On the 2-metric resolvability of graphs

• Published in: AIMS mathematics Vol. 5; no. 6; pp. 6609 - 6619
• Main Authors: Huo, Chenggang, Bashir, Humera, Zahid, Zohaib, Ming Chu, Yu
• Format: Journal Article
• Language: English
• Published: AIMS Press 01.01.2020
• Subjects: circulant graph; k−metric dimension; möbius ladder; the generalized prism graph
• ISSN: 2473-6988; 2473-6988
• DOI: 10.3934/math.2020425

Let $G=(V(G),E(G))$ be a graph. An ordered set of vertices $\Re=\{v_1,v_2,\ldots,v_l\}$ is a $2-$resolving set for $G$ if for any distinct vertices $s,w \in V(G)$, the representation of vertices $r(s|\Re)=(d_G(s,v_1),\ldots,d_G(s,v_l))$ and $r(w|\Re)=(d_G(w,v_1),\ldots, d_G(w,v_l))$ differs in at least $2$ positions.
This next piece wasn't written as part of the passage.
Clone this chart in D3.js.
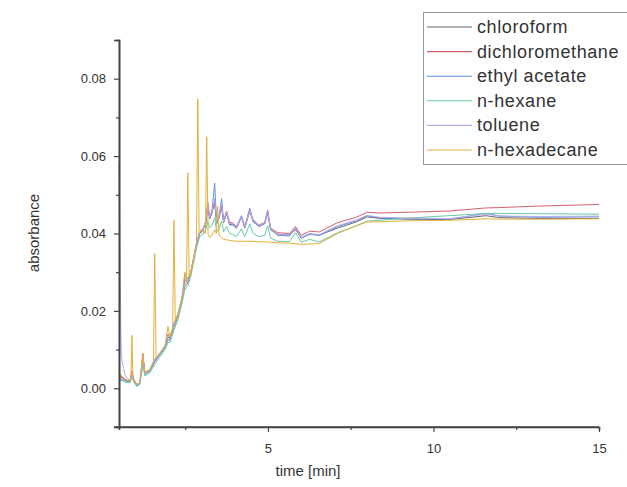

A $2-$resolving set of minimum cardinality is called a $2-$metric basis of $G$ and its cardinality is called the $2-$metric dimension (fault-tolerant metric dimension). In this article, the exact value of the $2-$metric dimension of the family circulant graph $C_n(1,2)$ is computed and thereby disproving the conjecture given by H. Raza et al., [Mathematics. 2019, 7(1), 78]. The $2-$metric dimension of the family generalized prism graph $P_m\times C_n$ and the Möbius ladder graph $M_n$ is computed. Furthermore, we improved the result given by M. Ali et al., [Ars Combinatoria 2012, 105, 403-410].